▸ WHAT YOU HAVE TO DO: Pull each line holding the word "this" from the data.

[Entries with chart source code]

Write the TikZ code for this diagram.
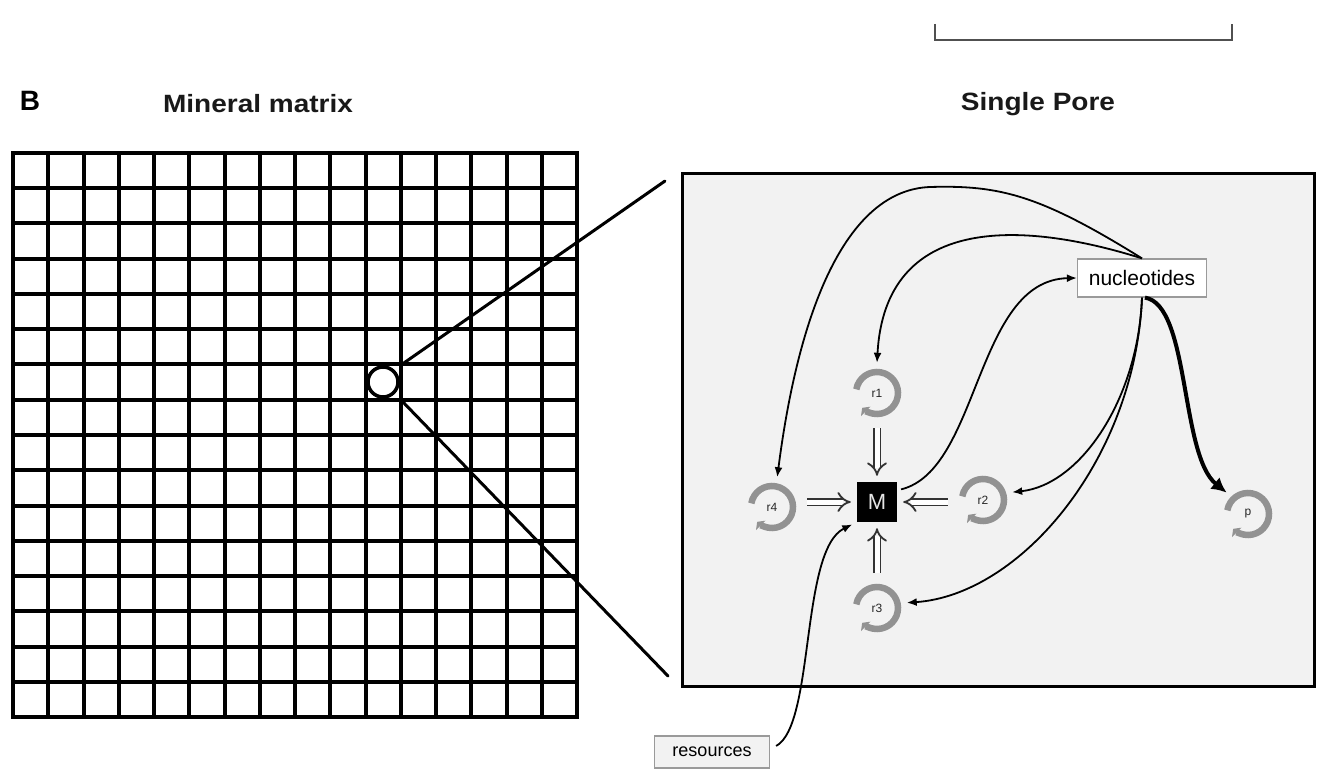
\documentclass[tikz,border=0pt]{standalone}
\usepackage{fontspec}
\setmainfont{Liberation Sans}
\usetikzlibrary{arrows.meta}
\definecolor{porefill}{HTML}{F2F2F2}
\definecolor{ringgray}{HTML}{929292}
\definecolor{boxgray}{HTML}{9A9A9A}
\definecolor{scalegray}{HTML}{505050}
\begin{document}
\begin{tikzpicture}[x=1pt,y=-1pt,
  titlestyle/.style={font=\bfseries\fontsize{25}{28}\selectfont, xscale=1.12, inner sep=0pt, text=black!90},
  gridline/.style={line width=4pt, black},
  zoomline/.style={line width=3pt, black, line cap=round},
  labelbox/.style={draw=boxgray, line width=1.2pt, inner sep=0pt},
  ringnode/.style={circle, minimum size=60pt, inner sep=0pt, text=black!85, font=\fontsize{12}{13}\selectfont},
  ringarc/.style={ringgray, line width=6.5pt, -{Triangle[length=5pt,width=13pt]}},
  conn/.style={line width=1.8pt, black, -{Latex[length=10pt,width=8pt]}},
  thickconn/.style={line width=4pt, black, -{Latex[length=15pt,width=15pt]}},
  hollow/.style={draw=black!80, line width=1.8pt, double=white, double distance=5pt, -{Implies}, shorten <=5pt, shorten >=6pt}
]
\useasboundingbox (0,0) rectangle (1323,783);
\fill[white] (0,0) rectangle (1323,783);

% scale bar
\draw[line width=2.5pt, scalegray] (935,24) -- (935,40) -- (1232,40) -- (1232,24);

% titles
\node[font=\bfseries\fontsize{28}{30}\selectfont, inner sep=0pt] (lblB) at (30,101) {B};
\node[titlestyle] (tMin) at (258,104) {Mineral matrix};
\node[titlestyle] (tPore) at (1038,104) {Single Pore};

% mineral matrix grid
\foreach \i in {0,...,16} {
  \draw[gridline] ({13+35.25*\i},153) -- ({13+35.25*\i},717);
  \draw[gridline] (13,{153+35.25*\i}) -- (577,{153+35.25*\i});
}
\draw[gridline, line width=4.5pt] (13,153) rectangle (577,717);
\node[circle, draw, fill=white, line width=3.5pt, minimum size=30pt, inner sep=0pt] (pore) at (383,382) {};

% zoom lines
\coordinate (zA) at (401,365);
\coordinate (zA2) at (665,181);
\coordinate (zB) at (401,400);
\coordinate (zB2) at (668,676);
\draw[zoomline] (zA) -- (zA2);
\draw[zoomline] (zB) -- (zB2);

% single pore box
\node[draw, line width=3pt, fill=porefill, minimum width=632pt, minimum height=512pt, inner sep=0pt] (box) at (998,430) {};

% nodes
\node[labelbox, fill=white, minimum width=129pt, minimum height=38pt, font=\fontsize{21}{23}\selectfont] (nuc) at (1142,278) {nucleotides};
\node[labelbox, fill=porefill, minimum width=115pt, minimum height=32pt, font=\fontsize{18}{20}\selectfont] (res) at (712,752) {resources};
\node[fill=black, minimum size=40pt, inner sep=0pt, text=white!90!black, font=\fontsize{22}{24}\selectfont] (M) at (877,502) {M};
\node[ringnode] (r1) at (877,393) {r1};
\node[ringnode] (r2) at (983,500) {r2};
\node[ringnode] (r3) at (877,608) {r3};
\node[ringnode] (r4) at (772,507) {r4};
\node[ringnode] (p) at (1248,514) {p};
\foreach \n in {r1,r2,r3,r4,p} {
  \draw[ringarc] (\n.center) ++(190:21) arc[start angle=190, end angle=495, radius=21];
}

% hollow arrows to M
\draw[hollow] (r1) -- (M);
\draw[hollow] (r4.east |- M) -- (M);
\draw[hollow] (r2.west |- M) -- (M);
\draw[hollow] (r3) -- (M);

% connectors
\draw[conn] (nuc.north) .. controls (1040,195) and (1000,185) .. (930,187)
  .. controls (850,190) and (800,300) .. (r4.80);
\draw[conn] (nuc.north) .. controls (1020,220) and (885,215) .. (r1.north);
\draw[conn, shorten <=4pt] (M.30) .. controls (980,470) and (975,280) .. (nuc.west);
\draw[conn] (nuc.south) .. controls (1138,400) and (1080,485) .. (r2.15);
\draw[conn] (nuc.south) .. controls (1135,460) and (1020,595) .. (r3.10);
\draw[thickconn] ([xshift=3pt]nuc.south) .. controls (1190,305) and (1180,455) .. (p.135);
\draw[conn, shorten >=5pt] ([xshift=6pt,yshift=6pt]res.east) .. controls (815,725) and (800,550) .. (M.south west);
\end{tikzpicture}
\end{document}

--

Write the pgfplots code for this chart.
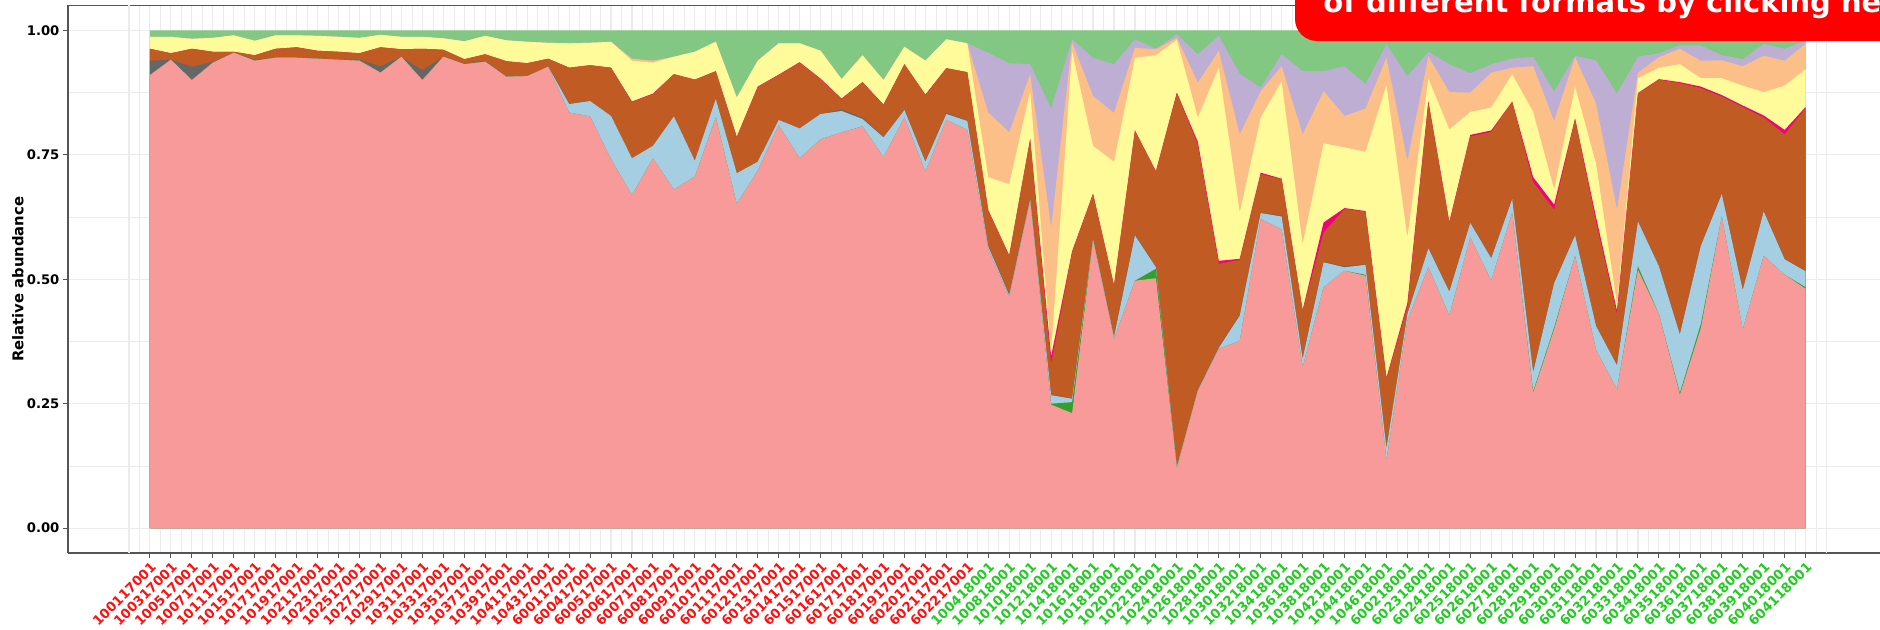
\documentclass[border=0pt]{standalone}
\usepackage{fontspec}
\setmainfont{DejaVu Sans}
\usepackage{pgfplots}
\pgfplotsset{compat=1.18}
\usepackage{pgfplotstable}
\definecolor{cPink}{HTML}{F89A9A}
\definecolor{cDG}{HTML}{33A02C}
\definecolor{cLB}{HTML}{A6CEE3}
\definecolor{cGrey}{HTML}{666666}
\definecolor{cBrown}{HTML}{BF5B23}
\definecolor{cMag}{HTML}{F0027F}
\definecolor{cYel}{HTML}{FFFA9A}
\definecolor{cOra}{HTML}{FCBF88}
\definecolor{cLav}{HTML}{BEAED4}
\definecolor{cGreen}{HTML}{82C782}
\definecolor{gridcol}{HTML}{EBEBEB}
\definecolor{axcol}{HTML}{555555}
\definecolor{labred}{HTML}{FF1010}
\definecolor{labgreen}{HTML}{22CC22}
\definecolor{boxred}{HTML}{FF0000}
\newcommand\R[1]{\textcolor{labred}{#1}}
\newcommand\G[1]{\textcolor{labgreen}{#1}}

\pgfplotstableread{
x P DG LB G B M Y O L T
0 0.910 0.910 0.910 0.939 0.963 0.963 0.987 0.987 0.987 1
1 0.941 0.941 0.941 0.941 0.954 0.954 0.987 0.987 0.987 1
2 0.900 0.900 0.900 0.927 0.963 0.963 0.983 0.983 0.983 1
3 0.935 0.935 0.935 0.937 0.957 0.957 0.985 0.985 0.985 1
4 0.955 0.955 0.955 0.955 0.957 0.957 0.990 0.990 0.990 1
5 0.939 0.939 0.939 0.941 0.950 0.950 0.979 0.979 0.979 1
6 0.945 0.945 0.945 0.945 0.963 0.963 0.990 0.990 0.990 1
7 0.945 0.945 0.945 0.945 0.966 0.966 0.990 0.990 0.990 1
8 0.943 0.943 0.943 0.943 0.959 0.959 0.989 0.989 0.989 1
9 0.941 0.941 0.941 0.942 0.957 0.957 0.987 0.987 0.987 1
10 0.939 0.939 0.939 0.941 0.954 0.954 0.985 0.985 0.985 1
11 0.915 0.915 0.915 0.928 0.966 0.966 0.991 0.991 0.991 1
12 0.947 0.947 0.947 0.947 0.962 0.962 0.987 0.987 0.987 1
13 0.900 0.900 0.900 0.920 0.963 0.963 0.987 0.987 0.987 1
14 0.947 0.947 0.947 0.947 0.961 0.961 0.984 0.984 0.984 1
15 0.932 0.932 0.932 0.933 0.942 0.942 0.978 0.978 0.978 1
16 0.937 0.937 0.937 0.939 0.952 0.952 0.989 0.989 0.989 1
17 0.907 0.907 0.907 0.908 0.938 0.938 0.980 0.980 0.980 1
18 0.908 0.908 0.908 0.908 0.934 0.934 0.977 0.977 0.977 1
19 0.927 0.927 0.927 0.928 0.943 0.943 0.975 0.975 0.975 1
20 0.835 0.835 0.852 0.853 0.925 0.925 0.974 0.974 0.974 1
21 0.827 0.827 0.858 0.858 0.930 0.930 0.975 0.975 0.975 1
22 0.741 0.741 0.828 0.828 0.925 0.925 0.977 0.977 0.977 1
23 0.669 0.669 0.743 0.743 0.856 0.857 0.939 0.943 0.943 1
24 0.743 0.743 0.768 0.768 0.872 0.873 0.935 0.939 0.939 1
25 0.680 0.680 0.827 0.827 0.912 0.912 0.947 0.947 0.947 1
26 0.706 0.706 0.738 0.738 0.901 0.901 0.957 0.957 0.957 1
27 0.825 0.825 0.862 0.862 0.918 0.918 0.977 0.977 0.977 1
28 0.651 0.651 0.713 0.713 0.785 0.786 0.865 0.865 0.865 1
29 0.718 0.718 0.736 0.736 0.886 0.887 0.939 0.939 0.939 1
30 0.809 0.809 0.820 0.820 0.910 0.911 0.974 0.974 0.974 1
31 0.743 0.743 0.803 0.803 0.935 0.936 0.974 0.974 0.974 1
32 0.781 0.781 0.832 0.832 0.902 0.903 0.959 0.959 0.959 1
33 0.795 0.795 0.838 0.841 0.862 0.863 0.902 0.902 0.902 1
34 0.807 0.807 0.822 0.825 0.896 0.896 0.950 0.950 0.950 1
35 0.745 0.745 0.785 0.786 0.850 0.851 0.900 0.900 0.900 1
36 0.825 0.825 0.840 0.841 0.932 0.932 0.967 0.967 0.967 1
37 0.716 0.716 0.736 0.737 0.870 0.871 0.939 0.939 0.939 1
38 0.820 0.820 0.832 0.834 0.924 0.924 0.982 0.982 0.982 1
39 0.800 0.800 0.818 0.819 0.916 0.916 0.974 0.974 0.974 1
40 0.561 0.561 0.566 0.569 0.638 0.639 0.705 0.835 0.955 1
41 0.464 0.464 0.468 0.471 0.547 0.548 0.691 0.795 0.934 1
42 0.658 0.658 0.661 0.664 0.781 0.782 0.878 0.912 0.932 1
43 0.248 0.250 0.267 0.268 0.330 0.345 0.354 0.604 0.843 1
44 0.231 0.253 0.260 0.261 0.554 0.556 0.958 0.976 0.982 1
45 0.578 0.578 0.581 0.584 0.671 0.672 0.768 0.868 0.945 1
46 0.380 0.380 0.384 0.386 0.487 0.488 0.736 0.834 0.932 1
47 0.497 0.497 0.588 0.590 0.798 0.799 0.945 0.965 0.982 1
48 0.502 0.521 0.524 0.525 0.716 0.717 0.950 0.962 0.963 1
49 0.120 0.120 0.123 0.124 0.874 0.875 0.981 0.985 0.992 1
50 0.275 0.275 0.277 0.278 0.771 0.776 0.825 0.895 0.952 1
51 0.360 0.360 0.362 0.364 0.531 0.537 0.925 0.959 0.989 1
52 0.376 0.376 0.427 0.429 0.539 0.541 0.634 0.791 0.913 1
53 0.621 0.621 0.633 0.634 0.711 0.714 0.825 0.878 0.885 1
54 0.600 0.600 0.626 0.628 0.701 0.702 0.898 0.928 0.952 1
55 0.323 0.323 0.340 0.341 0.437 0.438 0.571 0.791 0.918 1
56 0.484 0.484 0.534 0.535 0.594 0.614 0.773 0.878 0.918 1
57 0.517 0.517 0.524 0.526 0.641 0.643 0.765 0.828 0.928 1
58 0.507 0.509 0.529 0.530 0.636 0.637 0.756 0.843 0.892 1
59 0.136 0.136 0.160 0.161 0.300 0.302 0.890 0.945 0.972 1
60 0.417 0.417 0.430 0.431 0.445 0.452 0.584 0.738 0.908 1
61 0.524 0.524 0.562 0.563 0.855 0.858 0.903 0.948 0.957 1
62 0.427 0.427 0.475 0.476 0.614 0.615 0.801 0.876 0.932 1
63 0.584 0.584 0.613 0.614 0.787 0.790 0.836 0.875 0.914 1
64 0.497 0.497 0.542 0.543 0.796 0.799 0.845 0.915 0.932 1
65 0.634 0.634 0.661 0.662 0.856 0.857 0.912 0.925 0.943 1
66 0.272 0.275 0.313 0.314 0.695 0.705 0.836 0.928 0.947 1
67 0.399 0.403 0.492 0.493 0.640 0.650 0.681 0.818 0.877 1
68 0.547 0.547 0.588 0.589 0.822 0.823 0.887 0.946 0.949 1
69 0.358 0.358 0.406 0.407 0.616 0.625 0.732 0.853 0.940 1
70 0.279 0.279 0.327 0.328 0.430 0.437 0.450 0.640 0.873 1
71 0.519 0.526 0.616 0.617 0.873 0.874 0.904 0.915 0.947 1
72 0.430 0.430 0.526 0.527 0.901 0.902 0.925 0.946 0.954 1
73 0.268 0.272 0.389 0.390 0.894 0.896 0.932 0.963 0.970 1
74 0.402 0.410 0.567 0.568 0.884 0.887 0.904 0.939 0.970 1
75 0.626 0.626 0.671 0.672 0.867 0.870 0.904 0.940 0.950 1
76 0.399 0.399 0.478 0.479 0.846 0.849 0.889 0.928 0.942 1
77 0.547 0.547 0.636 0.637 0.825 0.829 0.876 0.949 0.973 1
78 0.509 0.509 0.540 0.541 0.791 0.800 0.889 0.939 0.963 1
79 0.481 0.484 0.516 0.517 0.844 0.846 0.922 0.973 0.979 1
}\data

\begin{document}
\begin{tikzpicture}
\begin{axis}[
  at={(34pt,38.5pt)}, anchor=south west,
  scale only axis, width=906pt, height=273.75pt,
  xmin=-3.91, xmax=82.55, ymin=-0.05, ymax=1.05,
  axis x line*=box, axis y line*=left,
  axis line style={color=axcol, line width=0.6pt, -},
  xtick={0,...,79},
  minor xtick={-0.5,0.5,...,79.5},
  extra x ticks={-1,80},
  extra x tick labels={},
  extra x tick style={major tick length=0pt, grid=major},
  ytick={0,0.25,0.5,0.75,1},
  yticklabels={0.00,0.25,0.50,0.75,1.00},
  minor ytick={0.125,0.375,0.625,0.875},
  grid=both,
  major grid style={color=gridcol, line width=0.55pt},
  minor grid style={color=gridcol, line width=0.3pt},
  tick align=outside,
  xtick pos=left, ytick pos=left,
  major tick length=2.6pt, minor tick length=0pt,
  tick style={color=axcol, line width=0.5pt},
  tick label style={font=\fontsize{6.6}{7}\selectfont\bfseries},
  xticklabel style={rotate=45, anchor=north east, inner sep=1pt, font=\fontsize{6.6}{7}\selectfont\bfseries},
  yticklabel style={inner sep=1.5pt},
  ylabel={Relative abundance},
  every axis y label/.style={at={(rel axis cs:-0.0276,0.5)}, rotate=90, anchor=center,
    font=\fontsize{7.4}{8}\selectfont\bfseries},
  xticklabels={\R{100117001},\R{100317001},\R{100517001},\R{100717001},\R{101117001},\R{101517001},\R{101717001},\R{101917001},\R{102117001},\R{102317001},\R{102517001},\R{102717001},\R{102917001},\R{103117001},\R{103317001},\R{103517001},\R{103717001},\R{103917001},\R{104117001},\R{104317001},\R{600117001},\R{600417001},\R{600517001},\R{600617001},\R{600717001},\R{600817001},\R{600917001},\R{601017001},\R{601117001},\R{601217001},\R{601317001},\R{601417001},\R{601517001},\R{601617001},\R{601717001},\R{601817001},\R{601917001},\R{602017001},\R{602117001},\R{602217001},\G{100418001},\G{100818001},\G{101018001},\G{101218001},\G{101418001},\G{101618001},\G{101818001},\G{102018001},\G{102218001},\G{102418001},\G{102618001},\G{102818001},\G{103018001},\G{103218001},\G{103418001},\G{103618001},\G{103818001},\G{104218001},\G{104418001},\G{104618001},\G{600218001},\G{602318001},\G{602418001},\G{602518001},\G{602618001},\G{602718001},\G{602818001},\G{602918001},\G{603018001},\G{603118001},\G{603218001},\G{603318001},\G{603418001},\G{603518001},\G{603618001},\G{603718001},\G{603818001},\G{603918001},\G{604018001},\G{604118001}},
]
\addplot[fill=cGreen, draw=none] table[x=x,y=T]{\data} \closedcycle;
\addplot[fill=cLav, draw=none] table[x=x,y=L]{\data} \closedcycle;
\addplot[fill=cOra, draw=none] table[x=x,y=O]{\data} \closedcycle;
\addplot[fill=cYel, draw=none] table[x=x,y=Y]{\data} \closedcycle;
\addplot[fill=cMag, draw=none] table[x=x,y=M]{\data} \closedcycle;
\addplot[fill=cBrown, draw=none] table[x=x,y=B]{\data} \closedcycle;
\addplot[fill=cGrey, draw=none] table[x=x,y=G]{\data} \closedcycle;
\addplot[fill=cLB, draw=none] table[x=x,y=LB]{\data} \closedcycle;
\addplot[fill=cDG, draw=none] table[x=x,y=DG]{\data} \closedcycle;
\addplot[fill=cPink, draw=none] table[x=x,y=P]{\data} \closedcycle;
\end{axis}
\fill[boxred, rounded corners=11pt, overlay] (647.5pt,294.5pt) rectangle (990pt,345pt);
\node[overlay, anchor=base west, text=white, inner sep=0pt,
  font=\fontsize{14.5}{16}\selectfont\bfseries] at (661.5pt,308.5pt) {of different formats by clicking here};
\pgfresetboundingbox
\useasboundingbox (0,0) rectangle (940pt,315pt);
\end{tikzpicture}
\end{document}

▸ TASK OUTPUT:
Write the TikZ code for this diagram.
Write the pgfplots code for this chart.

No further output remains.